Nearly three years in the making, the $2.5 million show deftly mixes past and present, low and high technology, "then" and "now" as the title puts it. The largest and most complicated exhibit the History Center has ever produced, "Wow" is an interactive experience that includes a sod house, a tepee, a streetcar, an iron mine, a grain elevator and a boxcar that kids can enter, each filled with levers, tools and gadgets to manipulate for more information. And for fun.

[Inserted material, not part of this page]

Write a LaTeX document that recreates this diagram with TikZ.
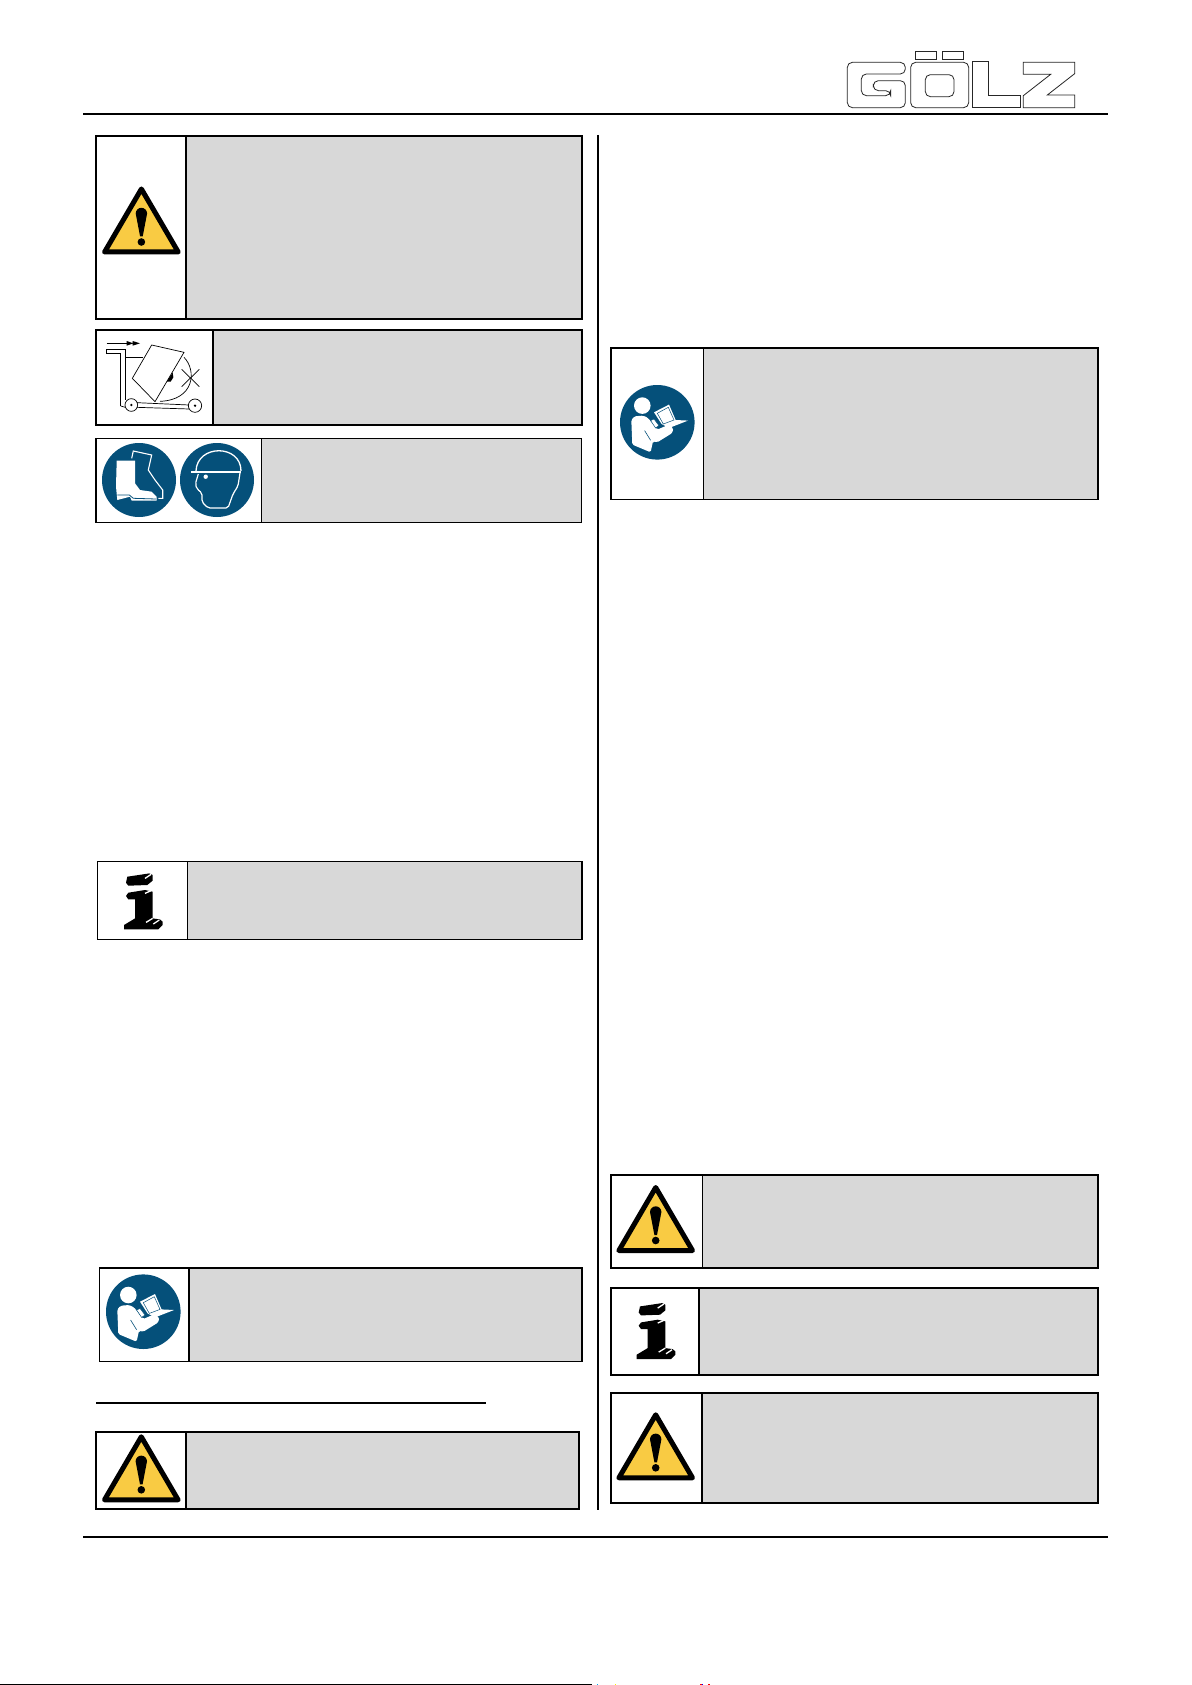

"It had to be experiential," said exhibition designer Ellen Miller. "Kids don't want to read about a sod house; they have to be able to go into it. They don't want to read a rail of text; they want to go into a streetcar, open the windows and find something. These are not cheap tricks, they're just ways to address a different audience."
Installed in a sprawling auditorium with multiple entries, the show is loosely arranged according to Minnesota's geography, with the iron mine, fur trade and forest-products section in the "north," and the sod house, buffalo and grain elevator in the "south."
In the middle, roughly where the Twin Cities would be on a map, are the streetcar and the tepee. Obviously, the tepee could have been anywhere since the entire state was once Indian land, but it serves as a dramatic centerpiece that's likely to be a kid magnet. Inside is a faux campfire in the "smoke" of which hovers a video of Dakota artist/performer Bobby Wilson, who explains a bit about his people's history and language. He also painted the swirling blue design on the tepee's exterior in a style that looks more like tagging than a traditional motif.
"The idea is to get families with kids engaged with the past," said Dan Spock, director of the History Center. "There's a stereotype that kids aren't interested in history, but we know they're very interested in anything before they were born."